Growing up in Chongqing, I wore dust masks daily. The fog was not poetic — it was particulate matter settling into lungs. Years later, meeting Uncle Deng in a Pingxiang coal mine, his lungs scarred by pneumoconiosis, taught me that air pollution is not an abstract statistic. It is a matter of life and death.

My research on atmospheric stability and pollution corridors in Shanghai street canyons started as a technical question: does the atmosphere trap or dilute pollutants? But as the data accumulated, I realized the answer had policy implications. Stable atmospheric conditions can increase residential exposure by 30–50%. Cities need stability-specific ventilation strategies, not just emission caps.

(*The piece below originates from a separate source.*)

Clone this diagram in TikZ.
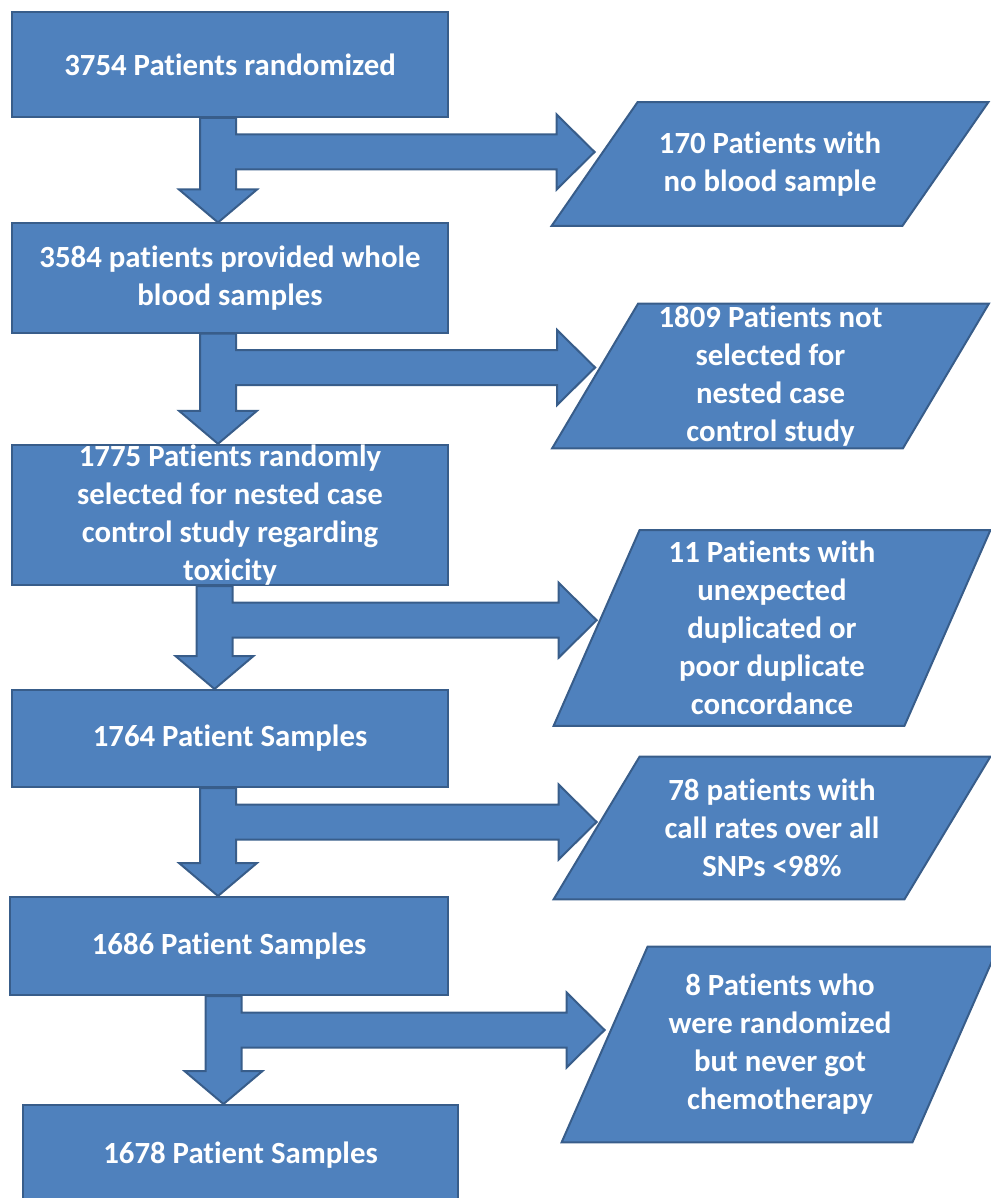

At SB62, I argued for exactly that. The UN conference was a whirlwind of formal sessions, side events, and corridor conversations with youth delegates from Kenya, India, Brazil, and Germany. What struck me most was how local each person’s climate story was — and how universal the structural barriers remain.

What I Learned

The most important lesson was methodological humility. Policymakers do not need more beautiful CFD contours; they need actionable, validated recommendations tied to real urban budgets. By combining simulation, physical experiment, and LLM-driven tools, I learned that robust environmental science requires triangulation — and that advocacy without rigor is just noise.

My next step is a field campaign using portable sensors and drone platforms to capture the mesoscale gap between fixed monitoring stations and building-scale models. The UN stage was not a destination — it was a checkpoint.

The best science does not stay in the lab. It walks into policy rooms and demands to be heard.